Wednesday, July 23, 2008

The Commentocracy of Hate

"Okay, tell me something I don't know..."

This was my basic sense, while first reading through the Politico's feature article, "The Commentocracy Rises Online."

Except the article DID tell me something new.

The piece starts with the story of Erick Erickson of
Redstate, who had his all of his personal contact information, including his work phone number, posted at Daily Kos in the comments thread:
Site moderators removed his information, but not before Erickson received a number of ominous phone calls and e-mail messages, including one from a writer who threatened to “rape my wife and unborn child.” He placed a call to the FBI in response, and nothing came of the threats.
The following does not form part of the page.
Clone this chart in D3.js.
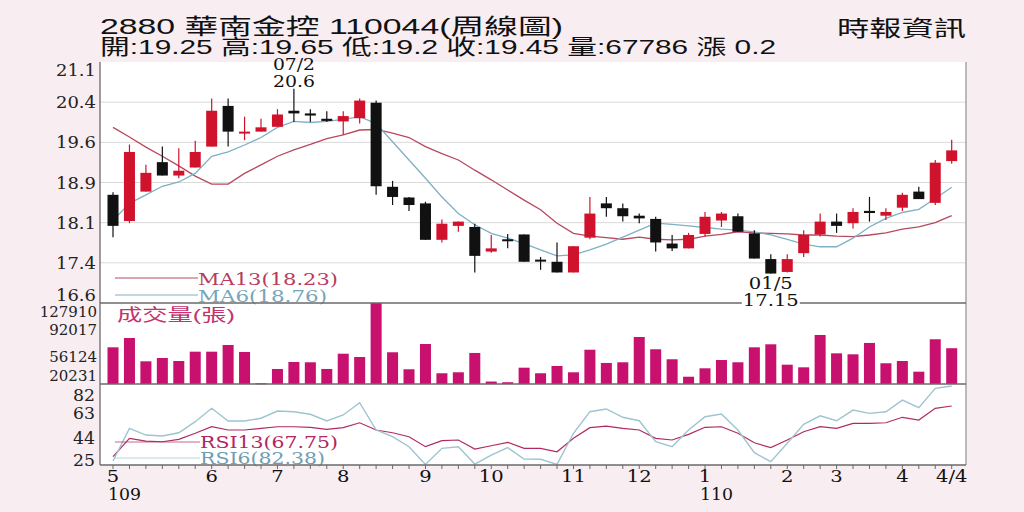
<!DOCTYPE html>
<html>
<head>
<meta charset="utf-8">
<script src="https://cdn.jsdelivr.net/npm/d3@7"></script>
<style>
  html, body { margin: 0; padding: 0; background: #f8edf1; }
  svg { display: block; }
</style>
</head>
<body>
<div id="chart"></div>
<script>
// ---- data (weekly, 109/5 .. 110/4) ----
const open  = [18.62,18.13,18.68,19.23,18.98,19.13,19.52,20.28,19.79,19.80,19.89,20.19,20.14,20.04,19.99,20.05,20.34,18.77,18.57,18.46,17.78,18.04,18.02,17.56,17.79,17.88,17.41,17.37,17.17,17.82,18.46,18.37,18.23,18.17,17.71,17.62,17.89,18.14,18.22,17.90,17.42,17.18,17.53,17.88,18.12,18.09,18.32,18.23,18.38,18.68,18.47,19.25];
const high  = [18.67,19.56,19.18,19.52,19.49,19.63,20.42,20.42,20.08,20.04,20.22,20.60,20.22,20.18,20.18,20.42,20.38,18.88,18.58,18.49,18.16,18.12,18.08,17.87,17.89,17.88,17.46,17.73,17.66,18.58,18.58,18.46,18.27,18.21,17.87,17.91,18.30,18.30,18.27,17.96,17.51,17.51,17.96,18.27,18.27,18.37,18.58,18.37,18.66,18.77,19.27,19.65];
const low   = [17.83,18.09,18.68,18.98,18.93,19.13,19.52,19.52,19.64,19.80,19.89,19.98,19.98,19.98,19.74,19.95,18.62,18.43,18.32,17.78,17.73,17.93,17.17,17.54,17.62,17.37,17.22,17.17,17.17,17.79,18.21,18.12,18.09,17.56,17.57,17.62,17.84,18.02,17.93,17.43,17.15,17.17,17.46,17.84,17.91,17.99,18.12,18.15,18.32,18.54,18.43,19.20];
const close = [18.04,19.42,19.03,18.98,19.07,19.42,20.19,19.80,19.80,19.88,20.12,20.14,20.10,20.00,20.09,20.38,18.78,18.58,18.43,17.78,18.08,18.12,17.48,17.62,17.78,17.37,17.40,17.17,17.66,18.27,18.37,18.22,18.18,17.73,17.62,17.87,18.21,18.27,17.93,17.43,17.15,17.42,17.87,18.12,18.04,18.30,18.28,18.30,18.62,18.54,19.22,19.45];
const volume = [69000,81400,50400,54800,50800,63200,63200,72100,62800,21200,40200,49500,49100,40200,60500,56100,127910,62400,39800,73400,34500,35800,61500,23500,22600,41900,34500,44200,35800,65800,48200,49100,82700,66400,53100,29900,41100,52100,49100,69000,73000,45900,42400,85400,61000,59700,74800,47800,50800,36600,79700,67786];
const ma6  = [18.14,18.46,18.62,18.78,18.86,19.02,19.34,19.42,19.55,19.69,19.88,19.99,19.97,19.99,20.03,20.08,19.95,19.61,19.27,18.93,18.58,18.27,18.06,17.90,17.81,17.71,17.59,17.48,17.50,17.59,17.70,17.83,17.96,18.09,18.07,18.04,18.01,17.98,17.96,17.93,17.87,17.79,17.70,17.65,17.65,17.81,18.02,18.18,18.29,18.35,18.55,18.76];
const ma13 = [19.88,19.70,19.51,19.34,19.16,18.97,18.82,18.82,19.02,19.18,19.34,19.46,19.56,19.67,19.74,19.83,19.84,19.77,19.69,19.52,19.39,19.27,19.08,18.90,18.71,18.52,18.34,18.09,17.90,17.85,17.82,17.79,17.83,17.79,17.78,17.79,17.85,17.88,17.93,17.91,17.90,17.89,17.87,17.87,17.85,17.84,17.87,17.91,17.98,18.02,18.10,18.23];
const rsi6  = [27.5,51.4,46.5,45.8,48.2,56.3,66.1,56.8,56.8,58.8,64.1,63.6,61.7,56.8,61.2,70.2,50.2,45.3,38.0,25.0,36.8,38.0,25.3,31.9,37.3,29.0,28.8,25.1,47.8,63.6,65.6,59.5,57.0,41.6,38.0,50.2,59.9,61.9,50.2,33.6,27.0,40.5,54.4,60.6,57.0,64.8,62.4,63.6,72.1,66.5,80.7,82.38];
const rsi13 = [30.7,44.1,42.1,41.6,43.4,47.8,52.6,50.2,50.2,51.4,52.6,52.6,52.2,50.7,51.9,55.5,50.2,48.2,45.3,38.0,42.4,42.9,36.3,38.7,41.2,36.8,36.8,34.3,44.1,51.9,53.1,51.4,50.2,44.1,42.9,47.0,52.2,52.6,47.8,40.9,37.3,42.9,48.9,52.6,51.4,55.1,55.1,55.5,59.5,57.5,66.1,67.75];

const priceTicks  = [16.6, 17.35, 18.1, 18.85, 19.6, 20.35, 21.1];
const priceLabels = ['16.6','17.4','18.1','18.9','19.6','20.4','21.1'];
const volumeTicks = [20231, 56124, 92017, 127910];
const rsiTicks    = [25, 44, 63, 82];

// month label: [week index, label]
const monthTicks = [[0,'5'],[6,'6'],[10,'7'],[14,'8'],[19,'9'],[23,'10'],[28,'11'],[32,'12'],[36,'1'],[41,'2'],[44,'3'],[48,'4'],[51,'4/4']];
const yearTicks  = [[0,'109'],[36,'110']];
const peakDate = '07/2', troughDate = '01/5';

const title1 = '2880  華南金控 110044(周線圖)';
const title2 = '開:19.25 高:19.65 低:19.2 收:19.45 量:67786 漲 0.2';
const source = '時報資訊';

// ---- layout ----
const W = 1024, H = 512;
const left = 100, right = 966;
const priceTop = 62, priceBottom = 303, volBottom = 384, rsiBottom = 465;

const C = {
  bg: '#f8edf1', red: '#d0122c', black: '#111', vol: '#c8106e',
  ma13: '#b8485e', ma6: '#7fb0c4', rsi13: '#b02a62', rsi6: '#9ec4d0',
  grid: '#d9d9d9', axis: '#6a6a6a'
};
const serif = '"DejaVu Serif", "Liberation Serif", serif';
const cjk = '"Liberation Sans", "Noto Sans CJK TC", sans-serif';

const svg = d3.select('#chart').append('svg')
  .attr('width', W).attr('height', H);

svg.append('rect').attr('width', W).attr('height', H).attr('fill', C.bg);
svg.append('rect')
  .attr('x', left).attr('y', priceTop)
  .attr('width', right - left).attr('height', rsiBottom - priceTop)
  .attr('fill', '#fff');

// scales
const n = close.length;
const x = d3.scaleBand().domain(d3.range(n)).range([107.5, 957.2]).paddingInner(0.33);
const cx = i => x(i) + x.bandwidth() / 2;
const y = d3.scaleLinear().domain([16.6, 21.1]).range([priceBottom, priceTop]);
const vy = d3.scaleLinear().domain([20231, 127910]).range([volBottom, priceBottom]);
const ry = d3.scaleLinear().domain([24.6, 84.6]).range([rsiBottom, volBottom - 1]);

// ---- header ----
svg.append('text').attr('x', 100).attr('y', 34)
  .attr('font-family', cjk).attr('font-size', 22).attr('fill', '#111')
  .attr('textLength', 463).attr('lengthAdjust', 'spacingAndGlyphs')
  .text(title1);
svg.append('text').attr('x', 100).attr('y', 54)
  .attr('font-family', cjk).attr('font-size', 21).attr('fill', '#111')
  .attr('textLength', 676).attr('lengthAdjust', 'spacingAndGlyphs')
  .text(title2);
svg.append('text').attr('x', 837).attr('y', 36)
  .attr('font-family', cjk).attr('font-size', 22).attr('fill', '#111')
  .attr('textLength', 129).attr('lengthAdjust', 'spacingAndGlyphs')
  .text(source);

// ---- price panel ----
svg.append('g').selectAll('line')
  .data(priceTicks.slice(1, -1))
  .enter().append('line')
  .attr('x1', left).attr('x2', right)
  .attr('y1', d => y(d)).attr('y2', d => y(d))
  .attr('stroke', C.grid).attr('stroke-width', 1);

const clampY = (v, top, bottom, padTop, padBottom) =>
  Math.max(top + padTop, Math.min(bottom - padBottom, v));

svg.append('g').selectAll('text')
  .data(priceTicks)
  .enter().append('text')
  .attr('x', 96)
  .attr('y', d => clampY(y(d), priceTop, priceBottom, 8, 8) + 6)
  .attr('text-anchor', 'end')
  .attr('font-family', serif).attr('font-size', 17).attr('fill', '#222')
  .attr('textLength', 40).attr('lengthAdjust', 'spacingAndGlyphs')
  .text((d, i) => priceLabels[i]);

// moving averages
const line = d3.line().x((d, i) => cx(i));
svg.append('path').datum(ma13)
  .attr('d', line.y(d => y(d)))
  .attr('fill', 'none').attr('stroke', C.ma13).attr('stroke-width', 1.3);
svg.append('path').datum(ma6)
  .attr('d', line.y(d => y(d)))
  .attr('fill', 'none').attr('stroke', C.ma6).attr('stroke-width', 1.3);

// candles
const candle = svg.append('g').selectAll('g')
  .data(d3.range(n))
  .enter().append('g');
const col = i => close[i] >= open[i] ? C.red : C.black;

candle.append('line')
  .attr('x1', cx).attr('x2', cx)
  .attr('y1', i => y(high[i])).attr('y2', i => y(low[i]))
  .attr('stroke', col).attr('stroke-width', 1.2);
candle.append('rect')
  .attr('x', i => x(i))
  .attr('width', x.bandwidth())
  .attr('y', i => y(Math.max(open[i], close[i])))
  .attr('height', i => Math.max(2, Math.abs(y(open[i]) - y(close[i]))))
  .attr('fill', col);

// peak / trough notes
const hi = d3.maxIndex(high), lo = d3.minIndex(low);
const note = svg.append('g')
  .attr('font-family', serif).attr('font-size', 16).attr('fill', '#111')
  .attr('text-anchor', 'middle');
note.append('text').attr('x', cx(hi)).attr('y', y(high[hi]) - 19)
  .attr('textLength', 42).attr('lengthAdjust', 'spacingAndGlyphs').text(peakDate);
note.append('text').attr('x', cx(hi)).attr('y', y(high[hi]) - 2)
  .attr('textLength', 42).attr('lengthAdjust', 'spacingAndGlyphs').text(String(high[hi]));
note.append('text').attr('x', cx(lo)).attr('y', y(low[lo]) + 15)
  .attr('textLength', 44).attr('lengthAdjust', 'spacingAndGlyphs').text(troughDate);

// MA legend
const maLegend = [
  { name: 'MA13', v: ma13[n - 1], c: C.ma13, t: '#b83c5a', w: 140 },
  { name: 'MA6', v: ma6[n - 1], c: C.ma6, t: '#74a6bc', w: 129 }
];
const mal = svg.append('g').selectAll('g')
  .data(maLegend).enter().append('g')
  .attr('transform', (d, i) => 'translate(0,' + (278 + i * 17) + ')');
mal.append('line').attr('x1', 115).attr('x2', 198)
  .attr('stroke', d => d.c).attr('stroke-width', 1);
mal.append('text').attr('x', 198).attr('y', 7)
  .attr('font-family', serif).attr('font-size', 17)
  .attr('fill', d => d.t)
  .attr('textLength', d => d.w).attr('lengthAdjust', 'spacingAndGlyphs')
  .text(d => d.name + '(' + d.v.toFixed(2) + ')');

// ---- volume panel ----
svg.append('g').selectAll('rect')
  .data(volume)
  .enter().append('rect')
  .attr('x', (d, i) => x(i))
  .attr('width', x.bandwidth())
  .attr('y', d => vy(d))
  .attr('height', d => Math.max(1, volBottom - vy(d)))
  .attr('fill', C.vol);

svg.append('g').selectAll('text')
  .data(volumeTicks)
  .enter().append('text')
  .attr('x', 97)
  .attr('y', d => clampY(vy(d), priceBottom, volBottom, 9, 8) + 5)
  .attr('text-anchor', 'end')
  .attr('font-family', serif).attr('font-size', 15).attr('fill', '#222')
  .text(d => d);

svg.append('text').attr('x', 117).attr('y', 321)
  .attr('font-family', cjk).attr('font-size', 17).attr('fill', '#c4336f')
  .attr('textLength', 118).attr('lengthAdjust', 'spacingAndGlyphs')
  .text('成交量(張)');

// ---- RSI panel ----
svg.append('path').datum(rsi13)
  .attr('d', line.y(d => ry(d)))
  .attr('fill', 'none').attr('stroke', C.rsi13).attr('stroke-width', 1.2);
svg.append('path').datum(rsi6)
  .attr('d', line.y(d => ry(d)))
  .attr('fill', 'none').attr('stroke', C.rsi6).attr('stroke-width', 1.4);

svg.append('g').selectAll('text')
  .data(rsiTicks)
  .enter().append('text')
  .attr('x', 95)
  .attr('y', d => clampY(ry(d), volBottom, rsiBottom, 11, 5) + 6)
  .attr('text-anchor', 'end')
  .attr('font-family', serif).attr('font-size', 16).attr('fill', '#222')
  .attr('textLength', 22).attr('lengthAdjust', 'spacingAndGlyphs')
  .text(d => d);

const rsiLegend = [
  { name: 'RSI13', v: rsi13[n - 1], c: C.rsi13, t: '#b0265e', w: 138 },
  { name: 'RSI6', v: rsi6[n - 1], c: C.rsi6, t: '#6e9db3', w: 125 }
];
const rl = svg.append('g').selectAll('g')
  .data(rsiLegend).enter().append('g')
  .attr('transform', (d, i) => 'translate(0,' + (442 + i * 16) + ')');
rl.append('line').attr('x1', 115).attr('x2', 200)
  .attr('stroke', d => d.c).attr('stroke-width', 1).attr('opacity', 0.7);
rl.append('text').attr('x', 200).attr('y', 6)
  .attr('font-family', serif).attr('font-size', 16)
  .attr('fill', d => d.t)
  .attr('textLength', d => d.w).attr('lengthAdjust', 'spacingAndGlyphs')
  .text(d => d.name + '(' + d.v.toFixed(2) + ')');

// ---- frame ----
const frame = svg.append('g').attr('stroke', C.axis).attr('stroke-width', 1.3);
frame.append('line').attr('x1', left).attr('x2', left).attr('y1', priceTop).attr('y2', rsiBottom);
frame.append('line').attr('x1', right).attr('x2', right).attr('y1', priceTop).attr('y2', rsiBottom)
  .attr('stroke', '#9a9a9a');
[priceBottom, volBottom, rsiBottom].forEach(v => {
  frame.append('line').attr('x1', left).attr('x2', right).attr('y1', v).attr('y2', v);
});

// weekly ticks on the time axis
svg.append('g').selectAll('line')
  .data(d3.range(n))
  .enter().append('line')
  .attr('x1', cx).attr('x2', cx)
  .attr('y1', rsiBottom).attr('y2', rsiBottom + 4)
  .attr('stroke', C.axis).attr('stroke-width', 1);

// trough value, sitting on the separator line
const tv = svg.append('g');
const tvText = tv.append('text')
  .attr('x', cx(lo)).attr('y', y(low[lo]) + 32)
  .attr('text-anchor', 'middle')
  .attr('font-family', serif).attr('font-size', 16).attr('fill', '#111')
  .attr('textLength', 56).attr('lengthAdjust', 'spacingAndGlyphs')
  .text(String(low[lo]));
const bb = tvText.node().getBBox();
tv.insert('rect', 'text')
  .attr('x', bb.x - 1).attr('y', priceBottom - 1)
  .attr('width', bb.width + 2).attr('height', 3)
  .attr('fill', '#fff');

// month / year labels
svg.append('g').selectAll('text')
  .data(monthTicks)
  .enter().append('text')
  .attr('x', d => cx(d[0]))
  .attr('y', 482)
  .attr('text-anchor', 'middle')
  .attr('font-family', serif).attr('font-size', 17).attr('fill', '#111')
  .attr('transform', d => 'translate(' + cx(d[0]) + ',0) scale(1.15,1) translate(' + (-cx(d[0])) + ',0)')
  .text(d => d[1]);
svg.append('g').selectAll('text')
  .data(yearTicks)
  .enter().append('text')
  .attr('x', d => cx(d[0]) - 5)
  .attr('y', 500)
  .attr('font-family', serif).attr('font-size', 17).attr('fill', '#111')
  .attr('textLength', 33).attr('lengthAdjust', 'spacingAndGlyphs')
  .text(d => d[1]);
</script>
</body>
</html>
“That was first time anything like that happened to me,” he says, “and I was really taken aback, but now it’s almost run of the mill.”

Behold the Commentocracy, where big ideas and rough remarks sit shoulder to shoulder, altogether transforming the nature of the Web and of journalism.
Okay, the "commentocracy." I'm hip ... the blogosphere's a rough place.

So rough, in fact,
according to the Politico, that some top bloggers and mainstream news sites simply do without commenting - why waste the time and energy moderating a bunch of uncultured yahoos?

Not Daily Kos, though. Commenters there are essentially team members, community participants adding "content" to the blog:

Kos Editor Susan Gardner recalls her own hesitancy in posting comments when she started out as a reader on the site back in 2003. At the time, she says, there were only 8,000 users who had registered to comment, compared with more than 170,000 today.

Active commenters, though, remain a relatively small and self-selected group. “For every 10 who read,” Gardner continues, “one will sign up as a reader. And of every 10, only one will comment, and of every 10 who do, one will become a diarist.”

A ratings system allows readers to recommend their favorite missives, thus fashioning a commenting meritocracy, or at least hierarchy. “For the most part, what you do see is people are rising purely on merit or at least on popularity,” she said. “They’re giving community what the community wants, which is different than the outside world.“

Mindful that in the past, certain incendiary or inappropriate comments have been used, most famously by Bill O’Reilly, as though they represented the views of Daily Kos and all its readers, the community has vigilantly taken up the cause of self-policing against online dejecta, be it bigotry, impertinence or spam.

Frequent open threads on the front page offer commenters a high-profile outlet for whatever’s on their minds.

“Commenters aren’t just commenters on our site, like they are on Politico,” says Gardner. "They are creators of content.”
This is both revealing and highly significant.

As noted in "
Progressivism Goes Mainstream?", Markos Moulitsas considers his blogging community as the mainstream of the Democratic Party, and the Kos kids certainly throw their weight around, for example, in pressuring the Austin-American Statesman to renounce its ironic front-page story covering last week's Netroots Nation convention.

The significance, though, is in what the Kos commentocracy signifies. While newspapers like the New York Times debate eliminating comment boards, the hate-filled threads at Daily Kos are considered legitimate intellectual content. The notion that Kos' comments are moderated is laughable. Sure, maybe some posts are taken down, but one can read entire threads, with hundreds and hundreds of comments, to find ready and vile examples of demonism.

Check out these examples from the Kos diary, "
Lieberman Goes The Full Zell."

From "
Dallas Doc":

Joe Lieberman has consistently advocated that Democrats respond to the lies, the manipulations, the tactical and strategic disasters of the Bush presidency by going along with everything the Boy King wanted. Not to do so, in Joe's mind, would cause vengeance to rain down on Democrats from the mighty Republicans. Is this not a doctrine of appeasement in its purest form?

Joe, of course, is consistent only in being a warmonger. He is a tool of right-wing Israeli politics, and a creature of defense industry contractors (big in CT). If our politics has descended to "Strong = eager to kill" then God help us all. He won't do much for Lieberkrieg.
And this one, from "Red State Progressive":

If Hell exists...

There is a special place for Joe Lieberman.
Also included are photoshopped graphic images, with one picturing Senator Lieberman as a "giant douche" bag, which is captioned, "No offense to douches intended..."

So, with Daily Kos we see the commentocracy as essentially the Wild West of
secular demonology.

Where at others left-wing outfits, like the Huffington Post, the problem of hatred is recognized and remedied (Huffington Post frequently closes its entries to comments, for example, for its report on the Times Square bombing in March and after publishing its obituary for Jesse Helms more recently), at Kos the commentocracy of hate is celebrated as "creative."

Perhaps it might be the case that Daily Kos, and other "progressive" blogs will see their influence fade upon the accession of Barack Obama to power in January, should the Illinois Senator prevail in November.

It's wishful thinking to bank on such an outcome, but perhaps with a Democratic victory the demonology of progressive blogging will become little seen and not heard among the more civilized practitioners of online communications.